--- START ---

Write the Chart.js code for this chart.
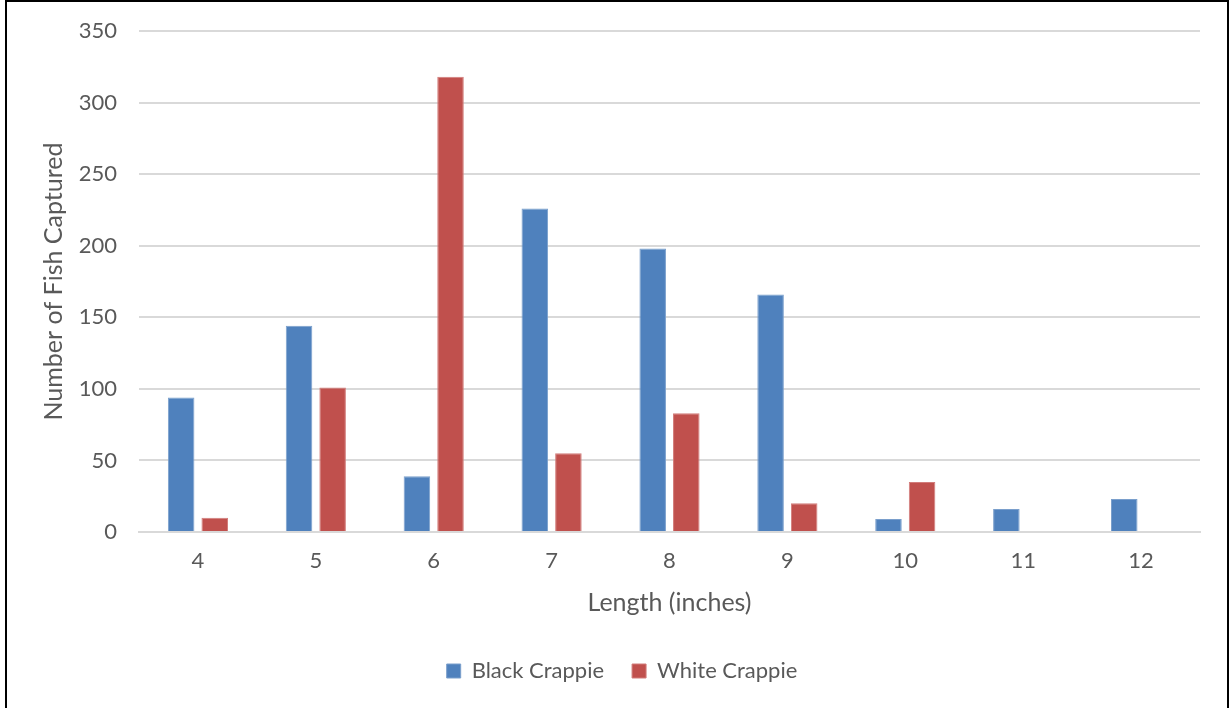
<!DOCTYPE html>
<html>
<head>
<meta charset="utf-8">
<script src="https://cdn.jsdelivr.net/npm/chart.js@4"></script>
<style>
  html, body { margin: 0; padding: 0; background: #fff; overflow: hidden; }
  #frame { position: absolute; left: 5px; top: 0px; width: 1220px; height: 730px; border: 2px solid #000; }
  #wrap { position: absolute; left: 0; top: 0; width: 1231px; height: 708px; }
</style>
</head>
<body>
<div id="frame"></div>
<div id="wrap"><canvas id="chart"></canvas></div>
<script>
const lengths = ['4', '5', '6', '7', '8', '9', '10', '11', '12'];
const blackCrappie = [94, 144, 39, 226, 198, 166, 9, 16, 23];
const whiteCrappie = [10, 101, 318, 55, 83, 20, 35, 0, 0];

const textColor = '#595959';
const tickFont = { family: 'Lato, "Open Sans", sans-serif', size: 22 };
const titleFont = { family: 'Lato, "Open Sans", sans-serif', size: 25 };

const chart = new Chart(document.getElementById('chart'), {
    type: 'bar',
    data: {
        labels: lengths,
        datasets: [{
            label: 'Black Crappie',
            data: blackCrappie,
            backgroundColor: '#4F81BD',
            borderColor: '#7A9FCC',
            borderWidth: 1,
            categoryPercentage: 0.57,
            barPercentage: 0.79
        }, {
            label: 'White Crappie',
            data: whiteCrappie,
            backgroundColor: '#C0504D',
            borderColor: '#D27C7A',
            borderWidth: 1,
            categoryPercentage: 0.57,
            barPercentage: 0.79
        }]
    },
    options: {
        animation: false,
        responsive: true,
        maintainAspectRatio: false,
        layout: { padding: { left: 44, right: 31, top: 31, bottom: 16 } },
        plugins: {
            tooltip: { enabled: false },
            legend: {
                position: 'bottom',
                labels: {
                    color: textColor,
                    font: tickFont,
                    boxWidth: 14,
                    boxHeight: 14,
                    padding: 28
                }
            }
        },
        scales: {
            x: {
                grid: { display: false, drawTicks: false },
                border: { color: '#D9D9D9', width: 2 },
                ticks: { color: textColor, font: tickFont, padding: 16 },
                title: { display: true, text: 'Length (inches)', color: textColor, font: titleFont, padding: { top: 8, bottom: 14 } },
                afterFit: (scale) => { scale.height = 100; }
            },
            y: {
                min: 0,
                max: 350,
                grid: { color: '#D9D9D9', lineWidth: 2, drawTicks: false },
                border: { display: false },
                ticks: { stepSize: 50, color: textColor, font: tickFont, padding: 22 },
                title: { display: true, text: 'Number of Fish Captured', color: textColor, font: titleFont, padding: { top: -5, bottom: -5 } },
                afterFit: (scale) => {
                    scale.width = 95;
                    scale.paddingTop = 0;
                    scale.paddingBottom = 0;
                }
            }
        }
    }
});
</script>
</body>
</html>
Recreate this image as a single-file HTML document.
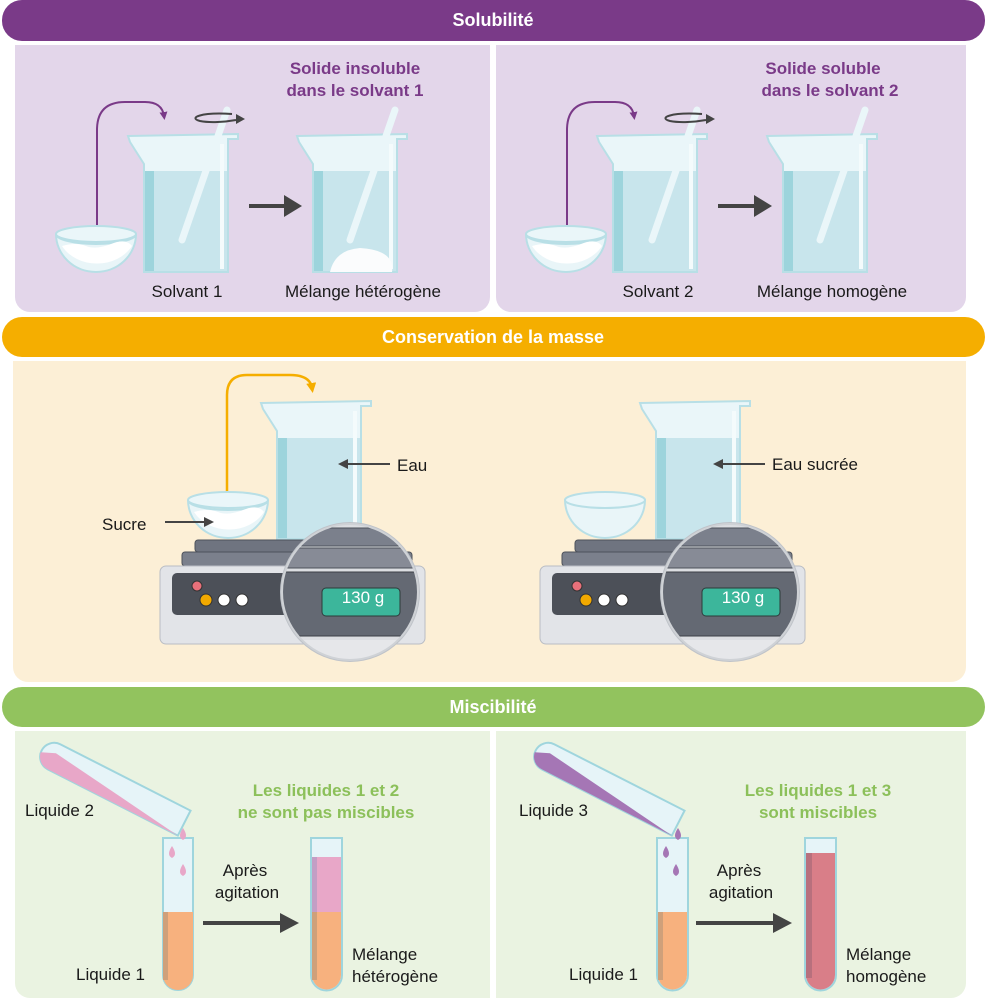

--- END ---

# WHAT TO WORK ON
Among the lines of the records above, count those holding the string "this", and report only the number.

# RESULT OF THE EXERCISE
2